DETAILED DESCRIPTION OF THE PREFERRED EMBODIMENTS

[0020] The invention will be explained in more detail below in reference to an especially preferred exemplary embodiment shown in the Figure.

[0021] The Figure shows a schematic sectional view of a particularly preferred design for a pressurized-gas-driven infusion pump 10 according to the invention. The infusion pump 10 has a medication chamber 20 and a pressure chamber 40, which are formed by the housing of the infusion pump 10 and a bladder 30. The pressure chamber 40 is filled with a gas, which acts by expansion on the bladder 30 to expel medication from the medication chamber 20 through a catheter 50. The catheter 50 is communicatively connected to the medication chamber 20 via a throttle section (not labeled). A pressure sensor 60 is provided according to the invention that detects the pressure prevailing in the pressure chamber 40.

[0022] Preferably provided is a controller 70 that is connected to the pressure sensor 60 in the infusion pump 10 and is configured to output an alarm when the pressure detected by the pressure sensor 60 exceeds or falls below a predetermined pressure and/or a pressure change detected by the pressure sensor 60 exceeds or falls below a predetermined pressure change.

[0023] In addition, a further pressure sensor 80, which detects the atmospheric pressure and the pressure acting on the infusion pump 10 due to different body positions of the patient, can be provided in the discharge channel of the medication chamber 20, for example. The knowledge of these further parameters, which are influenced by the flow rate of the medication in conjunction with the knowledge of the pressure prevailing in the pressure chamber 40, can be used for mutual compensation and for setting an exact flow rate. This is of particular importance in medications that have high concentrations and are administered at low flow rates.

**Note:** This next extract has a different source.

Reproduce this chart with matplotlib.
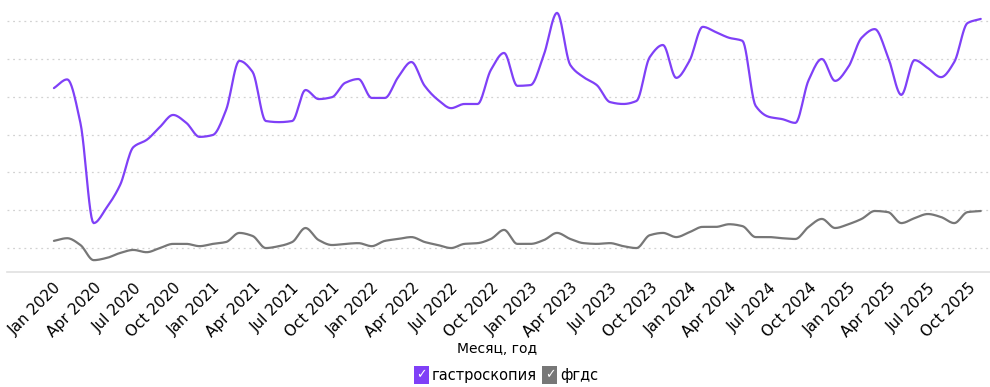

[0024] Atmospheric pressure has a large impact on medication delivery by gas-driven infusion pumps. Atmospheric pressure variations correlate with changes in flow rates in implantable infusion pumps that use gas pressure as the driving medium. Certain implantable infusion pumps use n-butane as the driving gas, which produces a pressure of 3.48 bar at a body temperature of 37 C. Hence, atmospheric parameters are an important and inescapable part of the physical environment. Over the course of a day, the air pressure can fluctuate 0.5 to 1 hPa in certain latitudes. However, air pressures between 954.9 and 1060.6 hPa are not uncommon in certain locations (measured at sea level), with a normal air pressure of 1013.25 hPa. Thus, air pressure fluctuations of 105.7 hPa (or 10.43% of the normal air pressure) can be expected. If pressure changes worldwide are considered, air pressure fluctuations of 215.8 hPa (or 21.3%) can be expected. With respect to air pressure changes resulting from altitude changes, the air pressure on a mountain at 2,962 m in altitude can be reduced to 692.8 hPa (or 68.4% of the normal air pressure), for example. Very sensitive pressure sensors should be used to sense these air pressure fluctuations and to set them in relation to the infusion pump pressure of 3.48 bar absolute. This ensures that a flow rate error of +/1% can be realized.

[0025] Also, not depicted in the Figure, but preferably provided, is an antenna for telemetric transmission of the measurement data acquired by the pressure sensor 60 and for receiving control information for the controller 70, e.g., the predetermined pressure values or the predetermined pressure changes, and an acoustic signal generator for outputting the alarm signal.

[0026] Finally, an energy storage mechanism (not depicted) for supplying power to the electronic components is also provided.